_What you have to do_. Set down the data below from its first line to the line holding "import plotly.graph_objects as go", inclusive; omit all pictures.

_Dataset excerpt_.
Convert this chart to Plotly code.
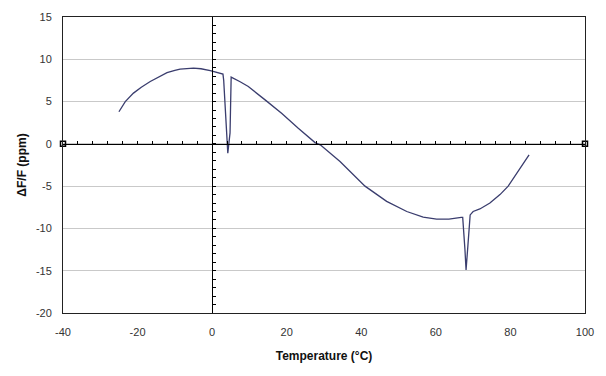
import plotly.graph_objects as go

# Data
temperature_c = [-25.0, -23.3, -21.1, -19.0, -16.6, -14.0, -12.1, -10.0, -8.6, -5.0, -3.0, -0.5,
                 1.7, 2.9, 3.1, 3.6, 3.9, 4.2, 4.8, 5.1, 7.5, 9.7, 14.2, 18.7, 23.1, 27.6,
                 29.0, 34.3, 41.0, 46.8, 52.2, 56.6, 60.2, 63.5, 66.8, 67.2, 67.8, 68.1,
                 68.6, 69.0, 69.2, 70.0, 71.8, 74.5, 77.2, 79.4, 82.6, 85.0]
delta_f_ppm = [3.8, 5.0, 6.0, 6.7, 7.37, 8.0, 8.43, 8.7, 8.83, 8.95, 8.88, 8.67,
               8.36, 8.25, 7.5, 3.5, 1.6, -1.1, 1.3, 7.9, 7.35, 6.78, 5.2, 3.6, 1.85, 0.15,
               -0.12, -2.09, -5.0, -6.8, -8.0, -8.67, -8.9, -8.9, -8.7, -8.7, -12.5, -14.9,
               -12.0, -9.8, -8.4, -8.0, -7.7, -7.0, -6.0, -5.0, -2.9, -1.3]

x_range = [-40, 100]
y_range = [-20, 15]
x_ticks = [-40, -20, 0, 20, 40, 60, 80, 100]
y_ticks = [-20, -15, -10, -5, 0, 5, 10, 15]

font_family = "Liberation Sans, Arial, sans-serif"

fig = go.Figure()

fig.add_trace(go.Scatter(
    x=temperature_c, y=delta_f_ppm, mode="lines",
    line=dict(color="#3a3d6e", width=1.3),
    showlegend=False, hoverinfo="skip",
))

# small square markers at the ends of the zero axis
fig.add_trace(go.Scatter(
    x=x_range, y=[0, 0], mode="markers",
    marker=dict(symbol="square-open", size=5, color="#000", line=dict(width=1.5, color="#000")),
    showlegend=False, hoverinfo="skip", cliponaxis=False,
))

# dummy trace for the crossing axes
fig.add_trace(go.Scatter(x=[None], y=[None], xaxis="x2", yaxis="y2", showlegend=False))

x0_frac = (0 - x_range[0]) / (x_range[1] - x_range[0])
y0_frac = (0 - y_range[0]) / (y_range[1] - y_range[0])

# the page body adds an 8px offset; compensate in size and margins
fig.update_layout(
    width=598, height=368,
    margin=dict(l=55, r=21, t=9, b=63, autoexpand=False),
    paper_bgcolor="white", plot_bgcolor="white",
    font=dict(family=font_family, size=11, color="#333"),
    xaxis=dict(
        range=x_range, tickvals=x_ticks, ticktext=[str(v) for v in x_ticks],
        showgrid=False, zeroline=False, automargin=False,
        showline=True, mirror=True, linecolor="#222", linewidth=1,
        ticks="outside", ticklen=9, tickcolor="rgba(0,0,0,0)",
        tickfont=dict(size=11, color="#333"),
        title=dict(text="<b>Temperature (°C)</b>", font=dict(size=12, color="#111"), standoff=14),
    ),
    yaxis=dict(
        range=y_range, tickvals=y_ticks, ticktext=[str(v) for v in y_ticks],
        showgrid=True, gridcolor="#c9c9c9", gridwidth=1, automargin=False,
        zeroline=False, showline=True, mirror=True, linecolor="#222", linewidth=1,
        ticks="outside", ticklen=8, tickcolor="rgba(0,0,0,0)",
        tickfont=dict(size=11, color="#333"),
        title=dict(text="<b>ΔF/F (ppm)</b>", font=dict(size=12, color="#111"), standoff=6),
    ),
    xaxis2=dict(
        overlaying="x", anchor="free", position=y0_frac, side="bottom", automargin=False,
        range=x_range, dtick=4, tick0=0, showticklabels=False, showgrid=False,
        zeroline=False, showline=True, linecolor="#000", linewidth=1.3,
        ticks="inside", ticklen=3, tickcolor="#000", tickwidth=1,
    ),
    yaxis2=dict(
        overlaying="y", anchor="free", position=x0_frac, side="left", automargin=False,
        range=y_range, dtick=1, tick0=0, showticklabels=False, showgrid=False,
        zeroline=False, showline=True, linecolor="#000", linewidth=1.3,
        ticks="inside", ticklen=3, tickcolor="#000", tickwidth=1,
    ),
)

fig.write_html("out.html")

_Finished answer_.
Convert this chart to Plotly code.
import plotly.graph_objects as go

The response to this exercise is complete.